I have a fairly well-informed group of friends, if I must generalize. But listening or reading to many of their opinions regarding the current presidential race is exhausting.
Part of it is me, I admit. It’s been rather a foregone conclusion in my mind for the past decade that Hillary Clinton is exactly the person we need next in the White House. I try not to characterize this thought pattern as bias, but it is.
On the other hand, I think that I make a concerted effort to be fair. As that relates to the presidential race, that means considering the candidacies of Martin O’Malley (remember him?) and Bernie Sanders seriously, and not considering any of the Republicans.
Since all Republican candidates (all 84 of them–it was something like that, right?) brandished socially unfair policy proposals to rally conservative voters to their campaigns, I simply didn’t consider them. There’s no such ethical dilemma as being unfair to the opinions of people who are unfair, just as there’s no such ethical dilemma as discriminating against people who themselves discriminate. This is a semantic trap and little more.
All of that being said, I understand that people lie on various places on the political spectrum, and I can respect that. What troubles me, and challenges my patience, is how most who don’t support Hillary immediately get in their feelings when asked to articulate their lack of support for her candidacy.

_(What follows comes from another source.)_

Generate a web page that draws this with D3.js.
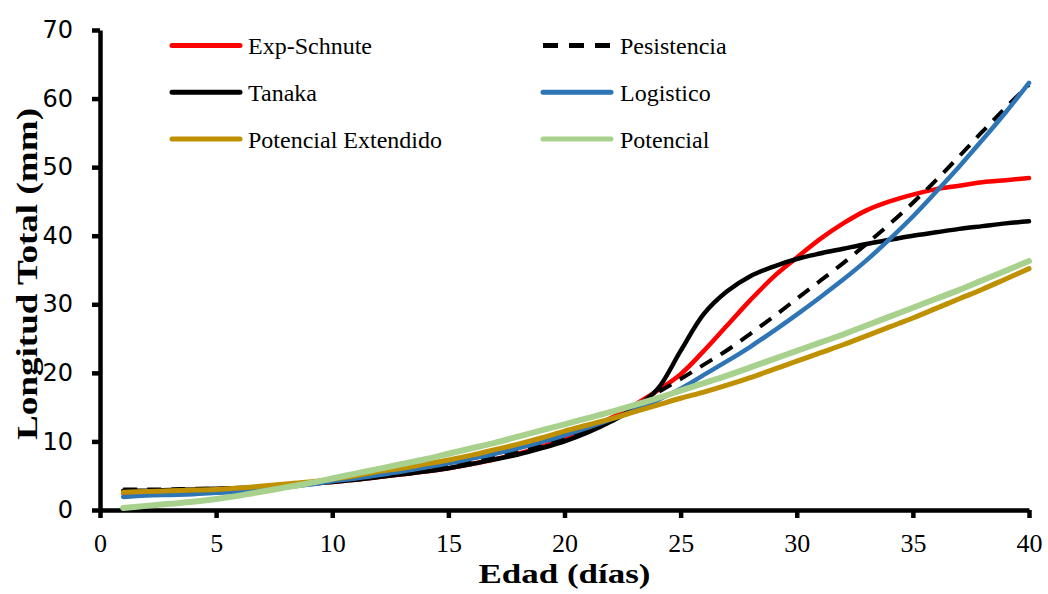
<!DOCTYPE html>
<html>
<head>
<meta charset="utf-8">
<script src="https://cdn.jsdelivr.net/npm/d3@7"></script>
<style>
  html, body { margin: 0; padding: 0; background: #fff; }
  svg { display: block; }
</style>
</head>
<body>
<svg id="chart" width="1048" height="594"></svg>
<script>
// Edad (días)
const days = [1, 2, 3, 4, 5, 6, 7, 8, 9, 10, 11, 12, 13, 14, 15, 16, 17, 18, 19, 20,
  21, 22, 23, 24, 25, 26, 27, 28, 29, 30, 31, 32, 33, 34, 35, 36, 37, 38, 39, 40];

// Longitud Total (mm), one value per day
const expSchnute = [2.5, 2.6, 2.7, 2.8, 3.0, 3.1, 3.3, 3.5, 3.8, 4.1, 4.4, 4.8, 5.2, 5.6, 6.1, 6.7, 7.4, 8.2, 9.2, 10.5,
  11.8, 13.4, 15.3, 17.4, 19.8, 23.2, 26.9, 30.6, 34.0, 36.8, 39.5, 41.8, 43.7, 45.0, 46.0, 46.8, 47.3, 47.8, 48.1, 48.4];
const pesistencia = [3.0, 3.0, 3.0, 3.1, 3.1, 3.2, 3.4, 3.6, 3.9, 4.2, 4.5, 4.9, 5.3, 5.8, 6.4, 7.0, 7.7, 8.5, 9.4, 10.5,
  11.7, 13.1, 14.8, 17.1, 19.1, 21.2, 23.3, 25.7, 28.2, 30.8, 33.4, 36.0, 38.8, 41.7, 44.8, 48.1, 51.6, 55.2, 58.7, 62.0];
const tanaka = [2.8, 2.8, 2.9, 3.0, 3.1, 3.2, 3.4, 3.6, 3.8, 4.1, 4.4, 4.8, 5.2, 5.6, 6.1, 6.7, 7.4, 8.1, 9.0, 10.0,
  11.3, 12.9, 14.8, 17.6, 23.2, 28.6, 31.9, 34.1, 35.5, 36.6, 37.4, 38.1, 38.8, 39.4, 40.0, 40.5, 41.0, 41.4, 41.8, 42.1];
const logistico = [1.9, 2.1, 2.2, 2.3, 2.5, 2.7, 3.0, 3.3, 3.7, 4.2, 4.6, 5.1, 5.6, 6.2, 6.8, 7.5, 8.2, 9.0, 9.9, 10.9,
  12.0, 13.2, 14.5, 16.0, 17.7, 19.7, 21.7, 23.8, 26.1, 28.5, 31.0, 33.6, 36.4, 39.5, 42.8, 46.4, 50.1, 54.0, 58.0, 62.3];
const potExtendido = [2.6, 2.7, 2.8, 2.9, 3.0, 3.2, 3.5, 3.8, 4.1, 4.5, 5.0, 5.6, 6.1, 6.7, 7.3, 8.0, 8.8, 9.6, 10.5, 11.5,
  12.4, 13.3, 14.3, 15.3, 16.3, 17.2, 18.2, 19.3, 20.5, 21.7, 22.9, 24.1, 25.4, 26.7, 28.0, 29.4, 30.8, 32.2, 33.7, 35.2];
const potencial = [0.3, 0.6, 0.9, 1.2, 1.6, 2.1, 2.7, 3.3, 3.9, 4.6, 5.3, 6.0, 6.7, 7.4, 8.2, 9.0, 9.8, 10.7, 11.6, 12.5,
  13.4, 14.3, 15.3, 16.3, 17.4, 18.5, 19.6, 20.8, 22.0, 23.2, 24.4, 25.6, 26.9, 28.2, 29.5, 30.8, 32.1, 33.5, 34.9, 36.3];

const xTicks = [0, 5, 10, 15, 20, 25, 30, 35, 40];
const yTicks = [0, 10, 20, 30, 40, 50, 60, 70];

// series in legend order (later ones draw on top)
const series = [
  { name: "Exp-Schnute", values: expSchnute, color: "#FF0000", width: 4.5, dash: null },
  { name: "Pesistencia", values: pesistencia, color: "#000000", width: 4, dash: "14,10" },
  { name: "Tanaka", values: tanaka, color: "#000000", width: 4.5, dash: null },
  { name: "Logistico", values: logistico, color: "#2E75B6", width: 4.5, dash: null },
  { name: "Potencial Extendido", values: potExtendido, color: "#BF9000", width: 5, dash: null },
  { name: "Potencial", values: potencial, color: "#A9D18E", width: 6, dash: null },
];

const svg = d3.select("#chart");

// scales
const x = d3.scaleLinear().domain([0, 40]).range([100, 1029]);
const y = d3.scaleLinear().domain([0, 70]).range([510, 30]);

// axes
const gY = svg.append("g")
  .attr("transform", "translate(" + x(0) + ",0)")
  .call(d3.axisLeft(y).tickValues(yTicks).tickSize(8).tickSizeOuter(0).tickPadding(19));

const gX = svg.append("g")
  .attr("transform", "translate(0," + y(0) + ")")
  .call(d3.axisBottom(x).tickValues(xTicks).tickSize(8).tickSizeOuter(0).tickPadding(16));

[gX, gY].forEach((g) => {
  g.select(".domain").attr("stroke", "#000").attr("stroke-width", 4.5);
  g.selectAll(".tick line").attr("stroke", "#000").attr("stroke-width", 4.5);
});

gY.selectAll(".tick text")
  .attr("fill", "#000")
  .style("font-family", "'DejaVu Sans', sans-serif")
  .style("font-size", "24px");

gX.selectAll(".tick text")
  .attr("fill", "#000")
  .style("font-family", "'Liberation Serif', serif")
  .style("font-size", "26px");

// axis titles
svg.append("text")
  .attr("x", 564.5)
  .attr("y", 583)
  .attr("text-anchor", "middle")
  .attr("textLength", 172)
  .attr("lengthAdjust", "spacingAndGlyphs")
  .style("font-family", "'Liberation Serif', serif")
  .style("font-weight", "bold")
  .style("font-size", "27px")
  .text("Edad (días)");

svg.append("text")
  .attr("transform", "translate(37,274) rotate(-90)")
  .attr("text-anchor", "middle")
  .attr("textLength", 332)
  .attr("lengthAdjust", "spacingAndGlyphs")
  .style("font-family", "'Liberation Serif', serif")
  .style("font-weight", "bold")
  .style("font-size", "30px")
  .text("Longitud Total (mm)");

// lines
const line = d3.line()
  .x((d, i) => x(days[i]))
  .y((d) => y(d))
  .curve(d3.curveCatmullRom.alpha(0.5));

svg.append("g")
  .selectAll("path")
  .data(series)
  .join("path")
  .attr("d", (d) => line(d.values))
  .attr("fill", "none")
  .attr("stroke", (d) => d.color)
  .attr("stroke-width", (d) => d.width)
  .attr("stroke-dasharray", (d) => d.dash)
  .attr("stroke-linejoin", "round")
  .attr("stroke-linecap", (d) => (d.dash ? "butt" : "round"));

// legend, two columns of three rows
const legendCols = [172, 543];
const legendRows = [45.5, 92.3, 139];

const gLegend = svg.append("g");
const item = gLegend.selectAll("g")
  .data(series)
  .join("g")
  .attr("transform", (d, i) => "translate(" + legendCols[i % 2] + "," + legendRows[Math.floor(i / 2)] + ")");

item.append("line")
  .attr("x1", 0)
  .attr("x2", (d) => (d.dash ? 67 : 68))
  .attr("y1", 0)
  .attr("y2", 0)
  .attr("stroke", (d) => d.color)
  .attr("stroke-width", 5)
  .attr("stroke-dasharray", (d) => (d.dash ? "15,11" : null))
  .attr("stroke-linecap", (d) => (d.dash ? "butt" : "round"));

item.append("text")
  .attr("x", (d, i) => (i % 2 ? 77 : 76))
  .attr("y", 8.5)
  .style("font-family", "'Liberation Serif', serif")
  .style("font-size", "24px")
  .text((d) => d.name);
</script>
</body>
</html>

The most honest people in this camp openly admit that they are having visceral challenges with her candidacy. “I don’t have a good feeling about her.” “She doesn’t seem honest.” And so on. The more combative folks will make bold affirmations that appear more fact-based but are really just as rooted in feelings. “She is a liar.” “She has used her wealth and influence inappropriately.” “She is too much a part of the system.” These are fairly unmeasurable statements (except, thanks to Politifact, the lying part– according to them, she’s the most truthful of all presidential candidates running this year, Bernie included).
To the extent that these qualities are measurable, the people invoking them have not attempted to measure them–they simply need a cover for relying on their feelings.
If I could have one wish this election cycle, it would be for Americans to put aside ideology for long enough to treat the presidential election as the job interview it is, and consider who has the temperament, the experience, and the knowledge to properly execute the duties of this very important job, day after day for 1,461 days, and possibly 2,922.
At the end of it all, the presidency is a job. I’m an accountant, and I have interviewed several job candidates over the past three years.
If my first 84 candidates all came in saying, “Numbers don’t matter; I believe in booking the same thing we’ve always booked and ignoring what the numbers are telling us,” I am not being unfair if I don’t give those 84 people a second interview.
If the next interviewee seems competent but has only worked in smaller companies, then I will consider him.
If someone comes in and has been an auditor for 25 years and knows exactly how things ought to be, but hasn’t actually been in the hot seat of generating entries and doing the actual accounting, I will consider his unique perspective and possibly ask him back for a second interview.
But if the last candidate comes in with a wealth of technical knowledge, accounting internships and positions in multiple capacities with similar-size companies,then she’s probably getting the job.
Suffice it to say that Donald Trump wouldn’t pass the credit or background check, even if his resume happened to be picked up for consideration by a drunken HR administrator.
Most voters will continue to vote with their guts, and despite the grand show I’m making here, perhaps I am, too.
However, if you are committed to voting your feelings, as much as this exhausts me, I at least entreat you to consider that what you may be feeling in your gut is indigestion from the lies that Republicans and misogynists have been feeding you for the quarter century since Hillary rose to national prominence as a potential First Lady.
Try burping before you hit the ballot box.